On the Relation Between the Second Law of Thermodynamics and Classical and Quantum Mechanics

Abstract

This article is devoted to the relation between the second law of thermodynamics, which applies to closed macroscopic systems consisting of an extremely large number of particles, such as liquids or gases, and classical or quantum mechanics, which are theories that describe systems of interacting particles on a microscopic level.In textbooks on statistical mechanics, on finds often arguments based on classical mechanics, phase space and ergodicity in order to justify the second law of thermodynamics. However, the basic equations of motion of classical mechanics are deterministic and reversible, while the second law of thermodynamics is irreversible and not deterministic, because it states that a system forgets its past when approaching equilibrium. I will argue that all derivations” of the second law of thermodynamics from classical mechanics include additional assumptions that are not part of classical mechanics.
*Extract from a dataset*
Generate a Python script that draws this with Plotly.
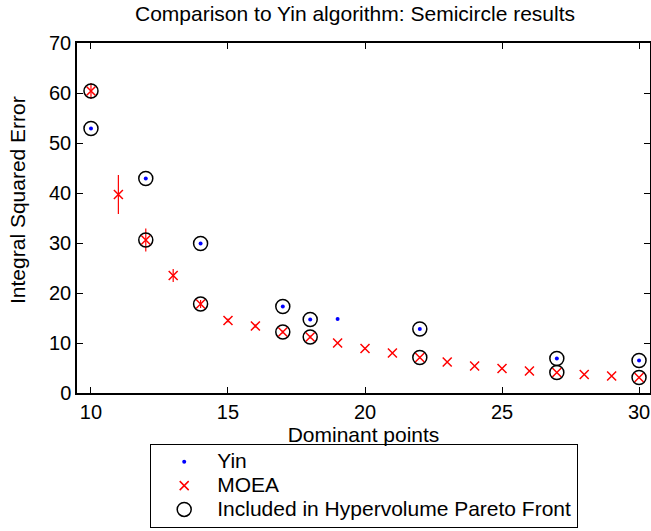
import plotly.graph_objects as go

# ---- data ----
yin_x = [10, 12, 14, 17, 18, 19, 22, 27, 30]
yin_y = [52.9, 42.9, 29.9, 17.3, 14.7, 14.8, 12.8, 6.9, 6.5]
yin_pareto = [True, True, True, True, True, False, True, True, True]

moea_x = [10, 11, 12, 13, 14, 15, 16, 17, 18, 19, 20, 21, 22, 23, 24, 25, 26, 27, 28, 29, 30]
moea_y = [60.4, 39.7, 30.6, 23.5, 17.8, 14.5, 13.4, 12.2, 11.2, 10.0, 8.9, 8.0, 7.1, 6.2, 5.4, 4.9,
          4.4, 4.1, 3.7, 3.4, 3.1]
moea_err = [1.6, 3.9, 2.3, 1.3, 0.8, 0.4, 0.3, 0.3, 0.3, 0.2, 0.2, 0.2, 0.2, 0.1, 0.1, 0.1,
            0.1, 0.1, 0.1, 0.1, 0.1]
moea_pareto_x = [10, 12, 14, 17, 18, 22, 27, 30]

title_text = "Comparison to Yin algorithm: Semicircle results"
x_title = "Dominant points"
y_title = "Integral Squared Error"
series_names = ["Yin", "MOEA", "Included in Hypervolume Pareto Front"]
x_ticks = [10, 15, 20, 25, 30]
y_ticks = [0, 10, 20, 30, 40, 50, 60, 70]

# ---- build pareto set ----
par_x = [x for x, p in zip(yin_x, yin_pareto) if p]
par_y = [y for y, p in zip(yin_y, yin_pareto) if p]
for x, y in zip(moea_x, moea_y):
    if x in moea_pareto_x:
        par_x.append(x)
        par_y.append(y)

FONT = "Liberation Sans, Arial, Helvetica, sans-serif"
FS = 20
FT = 21


def leg_name(s):
    return '<span style="font-size:21px">' + s + '</span>'


fig = go.Figure()
fig.add_trace(go.Scatter(
    x=yin_x, y=yin_y, mode="markers", name=leg_name(series_names[0]),
    marker=dict(symbol="circle", size=4, color="#0000ff", line=dict(width=0)),
))
fig.add_trace(go.Scatter(
    x=moea_x, y=moea_y, mode="markers", name=leg_name(series_names[1]),
    marker=dict(symbol="x-thin", size=9, color="#ff0000", line=dict(width=1.5, color="#ff0000")),
    error_y=dict(type="data", array=moea_err, visible=True, color="#ff0000", thickness=1.2, width=0),
))
fig.add_trace(go.Scatter(
    x=par_x, y=par_y, mode="markers", name=leg_name(series_names[2]),
    marker=dict(symbol="circle-open", size=14, color="black", line=dict(width=1.5, color="black")),
))

axis_common = dict(
    showline=True, linecolor="black", linewidth=1.5, mirror="ticks",
    ticks="inside", ticklen=6, tickwidth=1, tickcolor="black",
    showgrid=False, zeroline=False,
    tickfont=dict(family=FONT, size=FS, color="black"),
)

fig.update_layout(
    width=651, height=531,
    margin=dict(l=77, r=1, t=43, b=138, autoexpand=False),
    paper_bgcolor="white", plot_bgcolor="white",
    font=dict(family=FONT, size=FS, color="black"),
    title=dict(text=title_text, x=355 / 651, xref="container", xanchor="center",
               y=1 - 14 / 531, yref="container", yanchor="middle",
               font=dict(family=FONT, size=FT, color="black")),
    xaxis=dict(range=[9.49, 30.4], tickvals=x_ticks, ticktext=[str(v) for v in x_ticks],
               title=dict(text=x_title, standoff=2, font=dict(family=FONT, size=FT, color="black")),
               **axis_common),
    yaxis=dict(range=[0, 70], tickvals=y_ticks, ticktext=[str(v) for v in y_ticks],
               **axis_common),
    showlegend=True,
    legend=dict(x=0.1274, y=-0.145, xanchor="left", yanchor="top",
                bordercolor="black", borderwidth=1.2, bgcolor="white",
                font=dict(family=FONT, size=16, color="black"),
                itemwidth=56, tracegroupgap=0, traceorder="normal"),
    annotations=[dict(text=y_title, textangle=-90, xref="paper", yref="paper",
                      x=(17 - 77) / 573, y=(393 - 200) / 350, showarrow=False,
                      xanchor="center", yanchor="middle",
                      font=dict(family=FONT, size=FT, color="black"))],
)

fig.write_html("out.html")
The same holds for Boltzmann's H-theorem. Furthermore, I will argue that the coarse-graining of phase-space that is used when deriving the second law cannot be viewed as an expression of our ignorance of the details of the microscopic state of the system, but reflects the fact that the state of a system is fully specified by using only a finite number of bits, as implied by the concept of entropy, which is related to the number of different microstates that a closed system can have. While quantum mechanics, as described by the Schroedinger equation, puts this latter statement on a firm ground, it cannot explain the irreversibility and stochasticity inherent in the second law.